Si aceptamos que el simple aleteo de una mariposa puede cambiar el mundo, se entiende perfectamente que las trolas vertidas en un folleto puedan amargarle la vida a 350.000 personas. Así, de un soplido.
Resulta reconfortante que sólo un día después de la macrorredada contra el PP en Valencia, el Supremo haya dado la razón a quienes compraron acciones de Bankia atraídos por una publicidad engañosa. Esa contigüidad permite asociar episodios que, quizás de otra forma, podrían parecer disímiles.
Aquí, la realidad, es que vivimos en el paraíso del tocomocho, donde se cruzan en el mismo vagón rateros, ejecutivos de cuello blanco y políticos. Es una calamidad para el sistema. Porque uno puede prevenirse de los carteristas en el metro, pero que quien te time sea el Estado, o quien en él se cobija, provoca frustración. Y rabia. E impotencia.

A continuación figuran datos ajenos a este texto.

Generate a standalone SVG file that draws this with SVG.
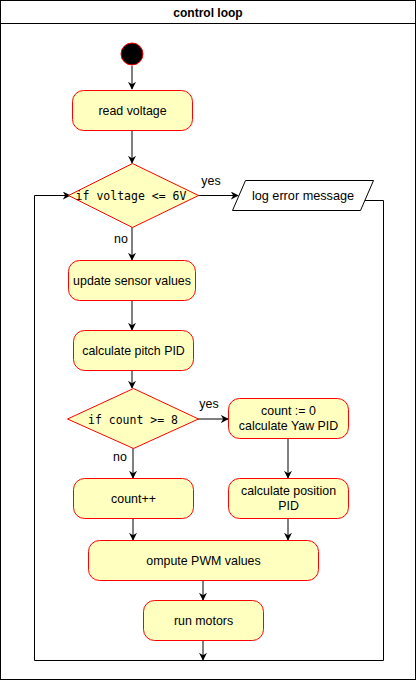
<svg xmlns="http://www.w3.org/2000/svg" width="417" height="681" viewBox="0 0 417 681">
<defs>
<marker id="arr" viewBox="0 0 10 10" refX="9" refY="5" markerWidth="8" markerHeight="8" markerUnits="userSpaceOnUse" orient="auto">
<path d="M0,0 L10,5 L0,10 L3,5 Z" fill="#000"/>
</marker>
<style>
.box{fill:#ffffc0;stroke:#ff0000;stroke-width:1}
.t{font-family:"Liberation Sans",Arial,sans-serif;font-size:12.4px;fill:#000;text-anchor:middle;dominant-baseline:central}
.m{font-family:"DejaVu Sans Mono","Liberation Mono",monospace;font-size:11.5px;fill:#000;text-anchor:middle;dominant-baseline:central}
.c{fill:none;stroke:#000;stroke-width:1}
.a{marker-end:url(#arr)}
</style>
</defs>
<rect width="417" height="681" fill="#fff"/>
<g id="frame">
<rect x="0.5" y="0.5" width="415" height="679" fill="#fff" stroke="#000"/>
<line x1="0.5" y1="23.5" x2="415.5" y2="23.5" stroke="#000"/>
<text class="t" x="208" y="13" style="font-weight:bold;font-size:12px">control loop</text>
</g>
<g id="connectors">
<line class="c a" x1="132" y1="66" x2="132" y2="89"/>
<line class="c a" x1="132" y1="130" x2="132" y2="163"/>
<line class="c a" x1="198" y1="195.5" x2="238" y2="195.5"/>
<text class="t" x="211" y="181">yes</text>
<line class="c a" x1="132" y1="227" x2="132" y2="260"/>
<text class="t" x="121" y="239">no</text>
<line class="c a" x1="132" y1="300" x2="132" y2="330"/>
<line class="c a" x1="132" y1="370" x2="132" y2="388"/>
<line class="c a" x1="198" y1="419" x2="228" y2="419"/>
<text class="t" x="209" y="404">yes</text>
<line class="c a" x1="133" y1="448" x2="133" y2="478"/>
<text class="t" x="120" y="457">no</text>
<line class="c a" x1="288" y1="438" x2="288" y2="478"/>
<line class="c a" x1="133" y1="518" x2="133" y2="540"/>
<line class="c a" x1="288" y1="518" x2="288" y2="540"/>
<line class="c a" x1="203" y1="580" x2="203" y2="600"/>
<line class="c a" x1="203" y1="640" x2="203" y2="660"/>
<polyline class="c" points="360,200.5 383.5,200.5 383.5,660.5 34.5,660.5 34.5,195.5 60,195.5"/>
<line class="c a" x1="59" y1="195.5" x2="70" y2="195.5"/>
</g>
<g id="start"><circle cx="132" cy="54" r="11" fill="#000" stroke="#ff0000"/></g>
<g id="read-voltage"><rect class="box" x="72.5" y="90.5" width="120" height="40" rx="11"/><text class="t" x="132.5" y="110.5">read voltage</text></g>
<g id="voltage-check"><polygon class="box" points="132.5,163.5 198.5,195.5 132.5,227.5 68.5,195.5"/><text class="m" x="131" y="196">if voltage &lt;= 6V</text></g>
<g id="log-error"><polygon points="245.5,180.5 373.5,180.5 360.5,210.5 232.5,210.5" fill="#fff" stroke="#000"/><text class="t" x="303" y="195.5" style="font-size:12.7px">log error message</text></g>
<g id="update-sensor"><rect class="box" x="68.5" y="260.5" width="127" height="40" rx="11"/><text class="t" x="132" y="280.5">update sensor values</text></g>
<g id="pitch-pid"><rect class="box" x="73.5" y="330.5" width="120" height="40" rx="11"/><text class="t" x="133.5" y="350.5">calculate pitch PID</text></g>
<g id="count-check"><polygon class="box" points="133.5,388.5 198.5,419 133.5,448.5 67.5,419"/><text class="m" x="133" y="419.5">if count &gt;= 8</text></g>
<g id="yaw-pid"><rect class="box" x="228.5" y="398.5" width="120" height="40" rx="11"/><text class="t" x="288.5" y="411">count := 0</text><text class="t" x="288.5" y="426">calculate Yaw PID</text></g>
<g id="count-inc"><rect class="box" x="73.5" y="478.5" width="120" height="40" rx="11"/><text class="t" x="133.5" y="498.5">count++</text></g>
<g id="position-pid"><rect class="box" x="228.5" y="478.5" width="120" height="40" rx="11"/><text class="t" x="288.5" y="491">calculate position</text><text class="t" x="288.5" y="506">PID</text></g>
<g id="compute-pwm"><rect class="box" x="88.5" y="540.5" width="230" height="40" rx="11"/><text class="t" x="203.5" y="560.5">ompute PWM values</text></g>
<g id="run-motors"><rect class="box" x="143.5" y="600.5" width="120" height="40" rx="11"/><text class="t" x="203.5" y="620.5">run motors</text></g>
</svg>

La corrupción llama a la corrupción. El latrocinio alimenta el latrocinio. Al ladrón de gallinas -es un decir- saber de las peripecias de Rato o de Rus le quita un peso de encima. Le alivia la conciencia. Si el poderoso roba, con mucha más justificación podrán hacerlo todos los que tiene por debajo. Y para el muerto de hambre, patente de corso.
Antes de las acciones de Bankia tuvimos el engaño de las renovables, engrasado éste con un llamamiento en el BOE a invertir en placas solares. Y antes de las renovables, el timo de las acciones preferentes, repartidas por las cajas a troche y moche. Y antes... Saltito a saltito, de los sellos de Fórum Filatélico pasaríamos a Nueva Rumasa, y de ahí a Gescartera y así podríamos remontarnos hasta el aceite de colza desnaturalizado. Miles y miles de personas burladas.
No se me olvida aquel policía local de Valencia que, con toda su buena fe, invirtió los ahorros de la familia en esas preferentes tramposas, pero bendecidas por las autoridades. Se quitó la vida en la Nochebuena de 2013.
Ahora, un lustro después, la Justicia nos dice que la publicidad de la salida a Bolsa de Bankia incluía "graves inexactitudes". Ay, si sólo fuera el folletito.